++++ Given material

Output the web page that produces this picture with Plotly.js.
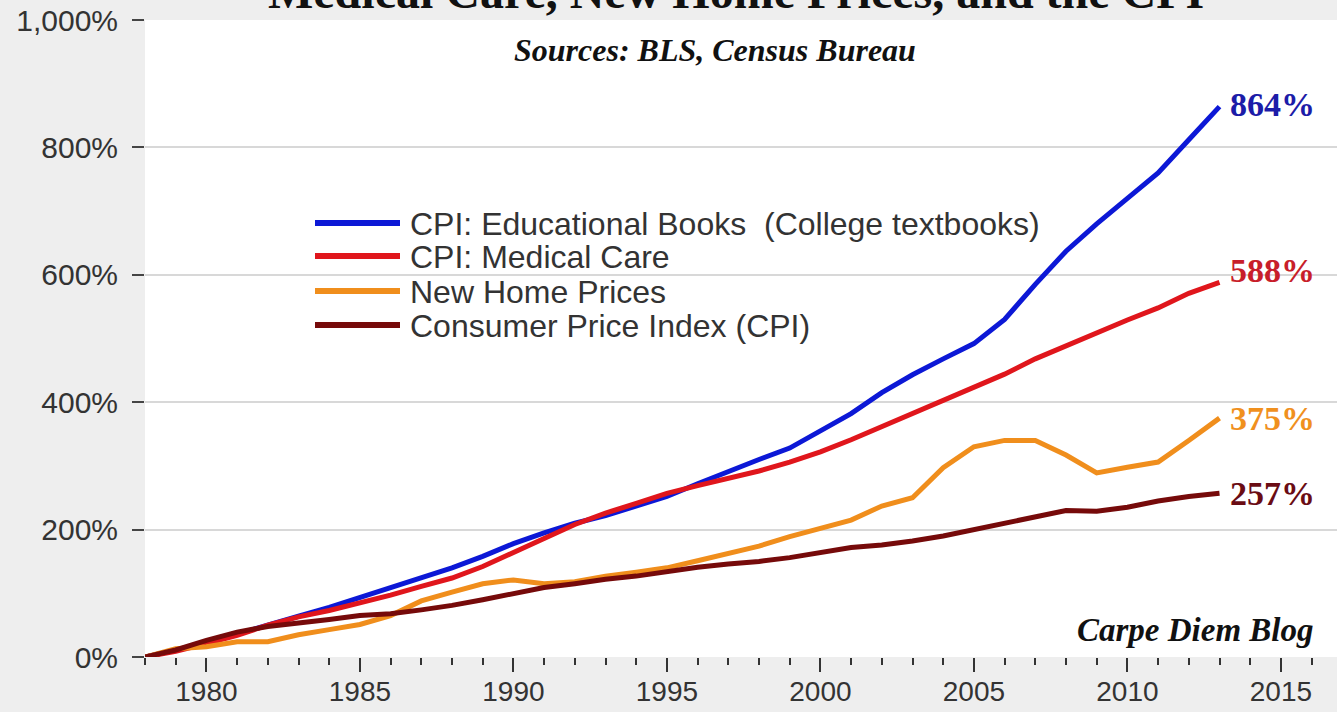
<!DOCTYPE html>
<html>
<head>
<meta charset="utf-8">
<script src="https://cdn.plot.ly/plotly-3.0.1.min.js"></script>
<style>
  html, body { margin: 0; padding: 0; background: #eeeeee; }
  #chart { width: 1337px; height: 712px; }
</style>
</head>
<body>
<div id="chart"></div>
<script>
// ---- data (cumulative % change since 1978) ----
const years = [1978,1979,1980,1981,1982,1983,1984,1985,1986,1987,1988,1989,1990,1991,1992,1993,1994,1995,1996,1997,1998,1999,2000,2001,2002,2003,2004,2005,2006,2007,2008,2009,2010,2011,2012,2013];
const eduBooks = [0,10,22,36,51,64,78,93,108,123,140,158,178,195,210,222,236,252,272,292,310,328,355,382,415,443,468,492,530,585,637,680,720,760,812,864];
const medicalCare = [0,9,21,34,50,63,73,84,97,111,124,142,163,186,208,226,241,257,269,280,292,306,322,341,362,381,402,423,444,468,489,508,529,548,571,588];
const newHomes = [0,13,16,24,24,35,43,51,65,88,102,115,121,115,118,127,133,140,151,162,174,189,203,215,237,250,297,330,340,340,317,289,298,306,340,375];
const cpi = [0,11,26,39,48,53,59,65,68,74,81,90,100,109,115,122,127,134,141,146,150,156,164,172,176,182,190,200,209,218,230,229,235,245,252,257];

const seriesNames = ["CPI: Educational Books  (College textbooks)", "CPI: Medical Care", "New Home Prices", "Consumer Price Index (CPI)"];
const seriesColors = ["#0c18d6", "#e0161c", "#f08e1c", "#760a0a"];
const labelColors = ["#1c1ca8", "#c81e2a", "#f0901e", "#6a0c14"];
const seriesData = [eduBooks, medicalCare, newHomes, cpi];

const titleText = "Medical Care, New Home Prices, and the CPI";
const sourceText = "Sources: BLS, Census Bureau";
const creditText = "Carpe Diem Blog";

// ---- layout helpers (pixel -> paper) ----
const W = 1337, H = 712, ML = 145, MR = 0, MT = 20, MB = 55;
const px = x => (x - ML) / (W - ML - MR);
const py = y => (H - MB - y) / (H - MT - MB);

const traces = seriesData.map((vals, i) => ({
  type: "scatter",
  mode: "lines",
  x: years,
  y: vals,
  name: seriesNames[i],
  line: { color: seriesColors[i], width: 5 },
  showlegend: false,
  hoverinfo: "x+y+name"
}));

const annotations = [];
const shapes = [];

// end-of-line value labels
const labelShift = [2, 12, 0, 0];
seriesData.forEach((vals, i) => {
  const last = vals[vals.length - 1];
  annotations.push({
    x: years[years.length - 1], y: last, xref: "x", yref: "y",
    text: "<b>" + last + "%</b>", showarrow: false,
    xanchor: "left", yanchor: "middle", xshift: 8, yshift: labelShift[i],
    font: { family: "Liberation Serif, serif", size: 34, color: labelColors[i] }
  });
});

// custom legend
const legendRowsY = [223, 256, 291, 325];
seriesNames.forEach((nm, i) => {
  shapes.push({
    type: "line", xref: "paper", yref: "paper",
    x0: px(315), x1: px(400), y0: py(legendRowsY[i]), y1: py(legendRowsY[i]),
    line: { color: seriesColors[i], width: 6 }
  });
  annotations.push({
    xref: "paper", yref: "paper", x: px(408), y: py(legendRowsY[i] + 1),
    text: nm, showarrow: false, xanchor: "left", yanchor: "middle",
    font: { family: "Liberation Sans, Arial, sans-serif", size: 32, color: "#333333" }
  });
});

// title (cut off at top, as in the reference)
annotations.push({
  xref: "paper", yref: "paper", x: px(736), y: 1, yanchor: "bottom", yshift: 0,
  text: "<b>" + titleText + "</b>", showarrow: false,
  font: { family: "Liberation Serif, serif", size: 48, color: "#111111" }
});
annotations.push({
  xref: "paper", yref: "paper", x: px(715), y: py(50), yanchor: "middle",
  text: "<b><i>" + sourceText + "</i></b>", showarrow: false,
  font: { family: "Liberation Serif, serif", size: 32, color: "#111111" }
});
annotations.push({
  xref: "paper", yref: "paper", x: px(1316), y: py(630), xanchor: "right", yanchor: "middle",
  text: "<b><i>" + creditText + "</i></b>", showarrow: false,
  font: { family: "Liberation Serif, serif", size: 33, color: "#111111" }
});

const layout = {
  width: W, height: H,
  margin: { l: ML, r: MR, t: MT, b: MB, pad: 0 },
  paper_bgcolor: "#eeeeee",
  plot_bgcolor: "#ffffff",
  showlegend: false,
  font: { family: "Liberation Sans, Arial, sans-serif", size: 30, color: "#333333" },
  xaxis: {
    range: [1978, 1978 + (W - ML - MR) / 30.7],
    tick0: 1980, dtick: 5,
    ticks: "outside", ticklen: 14, tickwidth: 2, tickcolor: "#333333",
    ticklabelstandoff: -5,
    minor: { tick0: 1978, dtick: 1, ticks: "outside", ticklen: 7, tickwidth: 2, tickcolor: "#333333", showgrid: false },
    showgrid: false, zeroline: false, showline: false,
    tickfont: { size: 28, color: "#333333" }
  },
  yaxis: {
    range: [0, 1000], dtick: 200,
    ticks: "outside", ticklen: 12, tickwidth: 2, tickcolor: "#444444",
    ticklabelstandoff: 8,
    tickformat: ",d", ticksuffix: "%",
    showgrid: true, gridcolor: "#d8d8d8", gridwidth: 2,
    zeroline: false, showline: false,
    tickfont: { size: 30, color: "#333333" }
  },
  shapes: shapes,
  annotations: annotations
};

Plotly.newPlot("chart", traces, layout, { displayModeBar: false, staticPlot: true });
</script>
</body>
</html>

++++++++

## [Stated goal]
From start to finish, output the listing exactly, but omit its pictures.

## [Written solution]
Output the web page that produces this picture with Plotly.js.
<!DOCTYPE html>
<html>
<head>
<meta charset="utf-8">
<script src="https://cdn.plot.ly/plotly-3.0.1.min.js"></script>
<style>
  html, body { margin: 0; padding: 0; background: #eeeeee; }
  #chart { width: 1337px; height: 712px; }
</style>
</head>
<body>
<div id="chart"></div>
<script>
// ---- data (cumulative % change since 1978) ----
const years = [1978,1979,1980,1981,1982,1983,1984,1985,1986,1987,1988,1989,1990,1991,1992,1993,1994,1995,1996,1997,1998,1999,2000,2001,2002,2003,2004,2005,2006,2007,2008,2009,2010,2011,2012,2013];
const eduBooks = [0,10,22,36,51,64,78,93,108,123,140,158,178,195,210,222,236,252,272,292,310,328,355,382,415,443,468,492,530,585,637,680,720,760,812,864];
const medicalCare = [0,9,21,34,50,63,73,84,97,111,124,142,163,186,208,226,241,257,269,280,292,306,322,341,362,381,402,423,444,468,489,508,529,548,571,588];
const newHomes = [0,13,16,24,24,35,43,51,65,88,102,115,121,115,118,127,133,140,151,162,174,189,203,215,237,250,297,330,340,340,317,289,298,306,340,375];
const cpi = [0,11,26,39,48,53,59,65,68,74,81,90,100,109,115,122,127,134,141,146,150,156,164,172,176,182,190,200,209,218,230,229,235,245,252,257];

const seriesNames = ["CPI: Educational Books  (College textbooks)", "CPI: Medical Care", "New Home Prices", "Consumer Price Index (CPI)"];
const seriesColors = ["#0c18d6", "#e0161c", "#f08e1c", "#760a0a"];
const labelColors = ["#1c1ca8", "#c81e2a", "#f0901e", "#6a0c14"];
const seriesData = [eduBooks, medicalCare, newHomes, cpi];

const titleText = "Medical Care, New Home Prices, and the CPI";
const sourceText = "Sources: BLS, Census Bureau";
const creditText = "Carpe Diem Blog";

// ---- layout helpers (pixel -> paper) ----
const W = 1337, H = 712, ML = 145, MR = 0, MT = 20, MB = 55;
const px = x => (x - ML) / (W - ML - MR);
const py = y => (H - MB - y) / (H - MT - MB);

const traces = seriesData.map((vals, i) => ({
  type: "scatter",
  mode: "lines",
  x: years,
  y: vals,
  name: seriesNames[i],
  line: { color: seriesColors[i], width: 5 },
  showlegend: false,
  hoverinfo: "x+y+name"
}));

const annotations = [];
const shapes = [];

// end-of-line value labels
const labelShift = [2, 12, 0, 0];
seriesData.forEach((vals, i) => {
  const last = vals[vals.length - 1];
  annotations.push({
    x: years[years.length - 1], y: last, xref: "x", yref: "y",
    text: "<b>" + last + "%</b>", showarrow: false,
    xanchor: "left", yanchor: "middle", xshift: 8, yshift: labelShift[i],
    font: { family: "Liberation Serif, serif", size: 34, color: labelColors[i] }
  });
});

// custom legend
const legendRowsY = [223, 256, 291, 325];
seriesNames.forEach((nm, i) => {
  shapes.push({
    type: "line", xref: "paper", yref: "paper",
    x0: px(315), x1: px(400), y0: py(legendRowsY[i]), y1: py(legendRowsY[i]),
    line: { color: seriesColors[i], width: 6 }
  });
  annotations.push({
    xref: "paper", yref: "paper", x: px(408), y: py(legendRowsY[i] + 1),
    text: nm, showarrow: false, xanchor: "left", yanchor: "middle",
    font: { family: "Liberation Sans, Arial, sans-serif", size: 32, color: "#333333" }
  });
});

// title (cut off at top, as in the reference)
annotations.push({
  xref: "paper", yref: "paper", x: px(736), y: 1, yanchor: "bottom", yshift: 0,
  text: "<b>" + titleText + "</b>", showarrow: false,
  font: { family: "Liberation Serif, serif", size: 48, color: "#111111" }
});
annotations.push({
  xref: "paper", yref: "paper", x: px(715), y: py(50), yanchor: "middle",
  text: "<b><i>" + sourceText + "</i></b>", showarrow: false,
  font: { family: "Liberation Serif, serif", size: 32, color: "#111111" }
});
annotations.push({
  xref: "paper", yref: "paper", x: px(1316), y: py(630), xanchor: "right", yanchor: "middle",
  text: "<b><i>" + creditText + "</i></b>", showarrow: false,
  font: { family: "Liberation Serif, serif", size: 33, color: "#111111" }
});

const layout = {
  width: W, height: H,
  margin: { l: ML, r: MR, t: MT, b: MB, pad: 0 },
  paper_bgcolor: "#eeeeee",
  plot_bgcolor: "#ffffff",
  showlegend: false,
  font: { family: "Liberation Sans, Arial, sans-serif", size: 30, color: "#333333" },
  xaxis: {
    range: [1978, 1978 + (W - ML - MR) / 30.7],
    tick0: 1980, dtick: 5,
    ticks: "outside", ticklen: 14, tickwidth: 2, tickcolor: "#333333",
    ticklabelstandoff: -5,
    minor: { tick0: 1978, dtick: 1, ticks: "outside", ticklen: 7, tickwidth: 2, tickcolor: "#333333", showgrid: false },
    showgrid: false, zeroline: false, showline: false,
    tickfont: { size: 28, color: "#333333" }
  },
  yaxis: {
    range: [0, 1000], dtick: 200,
    ticks: "outside", ticklen: 12, tickwidth: 2, tickcolor: "#444444",
    ticklabelstandoff: 8,
    tickformat: ",d", ticksuffix: "%",
    showgrid: true, gridcolor: "#d8d8d8", gridwidth: 2,
    zeroline: false, showline: false,
    tickfont: { size: 30, color: "#333333" }
  },
  shapes: shapes,
  annotations: annotations
};

Plotly.newPlot("chart", traces, layout, { displayModeBar: false, staticPlot: true });
</script>
</body>
</html>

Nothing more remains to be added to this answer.